#### [EXERCISE AIM]
Line by line, repeat the data below exactly, beginning at the first line and ending at the line with "const groupLabelY = [-0.0708, -0.644, -0.332];". Omit pictures.

#### [DATA BLOCK]
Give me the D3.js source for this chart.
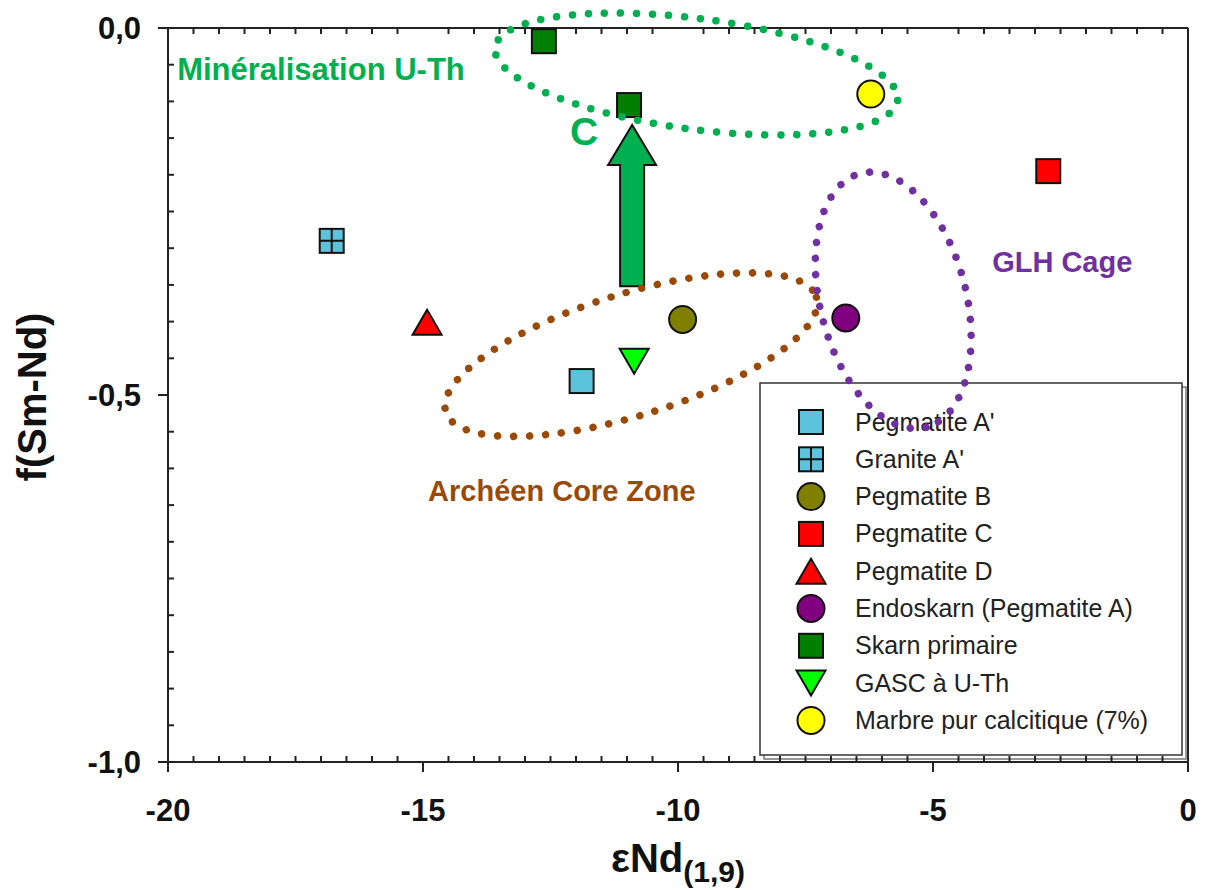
<!DOCTYPE html>
<html><head><meta charset="utf-8">
<script src="https://cdn.jsdelivr.net/npm/d3@7"></script>
<style>
html,body{margin:0;padding:0;background:#fff;}
svg text{font-family:"Liberation Sans",Arial,Helvetica,sans-serif;}
</style></head>
<body>
<svg id="chart" width="1205" height="890"></svg>
<script>
// ---------- data ----------
const seriesNames = ["Pegmatite A'", "Granite A'", "Pegmatite B", "Pegmatite C", "Pegmatite D",
  "Endoskarn (Pegmatite A)", "Skarn primaire", "GASC à U-Th", "Marbre pur calcitique (7%)"];
const seriesX = [[-11.89], [-16.79], [-9.91], [-2.74], [-14.92], [-6.71], [-12.63, -10.96], [-10.86], [-6.22]];
const seriesY = [[-0.481], [-0.290], [-0.397], [-0.195], [-0.401], [-0.395], [-0.018, -0.105], [-0.454], [-0.090]];
const seriesColors = ["#5bc3db", "#5bc3db", "#808000", "#ff0000", "#ff0000", "#800080", "#007f00", "#00ff00", "#ffff00"];
const seriesShapes = ["square", "squarecross", "circle", "square", "triup", "circle", "square", "tridown", "circle"];

const xTickValues = [-20, -15, -10, -5, 0];
const xTickLabels = ["-20", "-15", "-10", "-5", "0"];
const yTickValues = [0, -0.5, -1];
const yTickLabels = ["0,0", "-0,5", "-1,0"];

// annotation groups (centres in data units)
const groupNames = ["Minéralisation U-Th", "Archéen Core Zone", "GLH Cage"];
const groupColors = ["#00b050", "#9a4a06", "#7030a0"];
const groupCx = [-9.64, -10.92, -5.78];
const groupCy = [-0.0627, -0.445, -0.371];
const groupLabelX = [-19.82, -14.9, -3.84];
const groupLabelY = [-0.0708, -0.644, -0.332];

// ---------- layout ----------
const svg = d3.select("#chart");
const x = d3.scaleLinear().domain([-20, 0]).range([168, 1188]);
const y = d3.scaleLinear().domain([-1, 0]).range([762, 28]);
const axisColor = "#222";

// ---------- legend (drawn beneath ellipses) ----------
const lg = svg.append("g");
const lgX = 760, lgY = 383, lgW = 422, lgH = 372;
lg.append("rect").attr("x", lgX + 4).attr("y", lgY + 4).attr("width", lgW).attr("height", lgH)
  .attr("fill", "none").attr("stroke", "#777").attr("stroke-width", 1.5);
lg.append("rect").attr("x", lgX).attr("y", lgY).attr("width", lgW).attr("height", lgH)
  .attr("fill", "#fff").attr("stroke", "#333").attr("stroke-width", 1.5);

function drawMarker(g, shape, cx, cy, color) {
  let el;
  if (shape === "square" || shape === "squarecross") {
    const s = 24;
    el = g.append("rect").attr("x", cx - s / 2).attr("y", cy - s / 2).attr("width", s).attr("height", s);
    if (shape === "squarecross") {
      el.attr("fill", color).attr("stroke", "#111").attr("stroke-width", 2);
      g.append("path").attr("d", `M${cx - s / 2},${cy}H${cx + s / 2}M${cx},${cy - s / 2}V${cy + s / 2}`)
        .attr("stroke", "#111").attr("stroke-width", 2).attr("fill", "none");
      return;
    }
  } else if (shape === "circle") {
    el = g.append("circle").attr("cx", cx).attr("cy", cy).attr("r", 13.5);
  } else if (shape === "triup") {
    const w = 29, h = 25;
    el = g.append("path").attr("d", `M${cx},${cy - h / 2}L${cx + w / 2},${cy + h / 2}L${cx - w / 2},${cy + h / 2}Z`);
  } else if (shape === "tridown") {
    const w = 29, h = 25;
    el = g.append("path").attr("d", `M${cx},${cy + h / 2}L${cx + w / 2},${cy - h / 2}L${cx - w / 2},${cy - h / 2}Z`);
  }
  el.attr("fill", color).attr("stroke", "#111").attr("stroke-width", 2).attr("stroke-linejoin", "miter");
}

const rowH = 37.3;
seriesNames.forEach((name, i) => {
  const cy = 422 + i * rowH;
  drawMarker(lg, seriesShapes[i], 811, cy, seriesColors[i]);
  lg.append("text").attr("x", 855).attr("y", cy + 8.5).attr("font-size", 25)
    .attr("fill", "#222").text(name);
});

// ---------- axes ----------
const ax = svg.append("g");
ax.append("line").attr("x1", x(-20) - 10).attr("x2", x(0)).attr("y1", y(-1)).attr("y2", y(-1));
ax.append("line").attr("x1", x(-20) - 10).attr("x2", x(0)).attr("y1", y(0)).attr("y2", y(0));
ax.append("line").attr("x1", x(-20)).attr("x2", x(-20)).attr("y1", y(0)).attr("y2", y(-1) + 10);
ax.append("line").attr("x1", x(0)).attr("x2", x(0)).attr("y1", y(0)).attr("y2", y(-1) + 10);
const xMinor = d3.range(-19.5, 0, 0.5).filter(v => Math.abs(v % 5) > 1e-6);
xTickValues.forEach(v => ax.append("line").attr("x1", x(v)).attr("x2", x(v)).attr("y1", y(-1)).attr("y2", y(-1) + 10));
xMinor.forEach(v => {
  ax.append("line").attr("x1", x(v)).attr("x2", x(v)).attr("y1", y(-1)).attr("y2", y(-1) - 6);
  ax.append("line").attr("x1", x(v)).attr("x2", x(v)).attr("y1", y(0)).attr("y2", y(0) + 6);
});
const yMinor = d3.range(1, 20).map(k => -k * 0.05).filter(v => Math.abs(v + 0.5) > 1e-6);
yTickValues.forEach(v => ax.append("line").attr("x1", x(-20) - 10).attr("x2", x(-20)).attr("y1", y(v)).attr("y2", y(v)));
yMinor.forEach(v => ax.append("line").attr("x1", x(-20)).attr("x2", x(-20) + 6).attr("y1", y(v)).attr("y2", y(v)));
ax.selectAll("line").attr("stroke", axisColor).attr("stroke-width", 2);

xTickValues.forEach((v, i) => ax.append("text").attr("x", x(v)).attr("y", 821).attr("text-anchor", "middle")
  .attr("font-size", 31).attr("font-weight", "bold").attr("fill", "#111").text(xTickLabels[i]));
yTickValues.forEach((v, i) => ax.append("text").attr("x", 141).attr("y", y(v) + 11).attr("text-anchor", "end")
  .attr("font-size", 31).attr("font-weight", "bold").attr("fill", "#111").text(yTickLabels[i]));

const xt = ax.append("text").attr("x", 678).attr("y", 872).attr("text-anchor", "middle")
  .attr("font-weight", "bold").attr("fill", "#111");
xt.append("tspan").attr("font-size", 40).text("εNd");
xt.append("tspan").attr("font-size", 30).attr("dy", 10).text("(1,9)");
ax.append("text").attr("transform", "translate(46,397) rotate(-90)").attr("text-anchor", "middle")
  .attr("font-size", 40).attr("font-weight", "bold").attr("fill", "#111").text("f(Sm-Nd)");

// ---------- data points ----------
const pts = svg.append("g");
seriesNames.forEach((name, i) => {
  seriesX[i].forEach((vx, j) => drawMarker(pts, seriesShapes[i], x(vx), y(seriesY[i][j]), seriesColors[i]));
});

// ---------- arrow ----------
const arrowX = -10.9, arrowTop = -0.132, arrowBottom = -0.352;
const ax0 = x(arrowX), yt = y(arrowTop), yb = y(arrowBottom);
svg.append("path")
  .attr("d", `M${ax0},${yt}L${ax0 + 24},${yt + 40}L${ax0 + 12},${yt + 40}L${ax0 + 12},${yb}L${ax0 - 12},${yb}L${ax0 - 12},${yt + 40}L${ax0 - 24},${yt + 40}Z`)
  .attr("fill", "#00b050").attr("stroke", "#111").attr("stroke-width", 2);

// ---------- dotted ellipses ----------
const ellRx = [203, 194, 131];
const ellRy = [55.4, 61, 73];
const ellRot = [7.5, -17.2, 75.5];
groupNames.forEach((n, i) => {
  svg.append("ellipse").attr("cx", 0).attr("cy", 0).attr("rx", ellRx[i]).attr("ry", ellRy[i])
    .attr("transform", `translate(${x(groupCx[i])},${y(groupCy[i])}) rotate(${ellRot[i]})`)
    .attr("fill", "none").attr("stroke", groupColors[i]).attr("stroke-width", 7.5)
    .attr("stroke-linecap", "round").attr("stroke-dasharray", "0 16");
});

// ---------- annotation labels ----------
const lblSize = [31, 29, 29];
groupNames.forEach((n, i) => {
  svg.append("text").attr("x", x(groupLabelX[i])).attr("y", y(groupLabelY[i]))
    .attr("font-size", lblSize[i]).attr("font-weight", "bold").attr("fill", groupColors[i]).text(n);
});
svg.append("text").attr("x", x(-11.84)).attr("y", y(-0.159)).attr("text-anchor", "middle")
  .attr("font-size", 39).attr("font-weight", "bold").attr("fill", "#00b050").text("C");
</script>
</body></html>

#### [FULL RESPONSE]
Give me the D3.js source for this chart.
<!DOCTYPE html>
<html><head><meta charset="utf-8">
<script src="https://cdn.jsdelivr.net/npm/d3@7"></script>
<style>
html,body{margin:0;padding:0;background:#fff;}
svg text{font-family:"Liberation Sans",Arial,Helvetica,sans-serif;}
</style></head>
<body>
<svg id="chart" width="1205" height="890"></svg>
<script>
// ---------- data ----------
const seriesNames = ["Pegmatite A'", "Granite A'", "Pegmatite B", "Pegmatite C", "Pegmatite D",
  "Endoskarn (Pegmatite A)", "Skarn primaire", "GASC à U-Th", "Marbre pur calcitique (7%)"];
const seriesX = [[-11.89], [-16.79], [-9.91], [-2.74], [-14.92], [-6.71], [-12.63, -10.96], [-10.86], [-6.22]];
const seriesY = [[-0.481], [-0.290], [-0.397], [-0.195], [-0.401], [-0.395], [-0.018, -0.105], [-0.454], [-0.090]];
const seriesColors = ["#5bc3db", "#5bc3db", "#808000", "#ff0000", "#ff0000", "#800080", "#007f00", "#00ff00", "#ffff00"];
const seriesShapes = ["square", "squarecross", "circle", "square", "triup", "circle", "square", "tridown", "circle"];

const xTickValues = [-20, -15, -10, -5, 0];
const xTickLabels = ["-20", "-15", "-10", "-5", "0"];
const yTickValues = [0, -0.5, -1];
const yTickLabels = ["0,0", "-0,5", "-1,0"];

// annotation groups (centres in data units)
const groupNames = ["Minéralisation U-Th", "Archéen Core Zone", "GLH Cage"];
const groupColors = ["#00b050", "#9a4a06", "#7030a0"];
const groupCx = [-9.64, -10.92, -5.78];
const groupCy = [-0.0627, -0.445, -0.371];
const groupLabelX = [-19.82, -14.9, -3.84];
const groupLabelY = [-0.0708, -0.644, -0.332];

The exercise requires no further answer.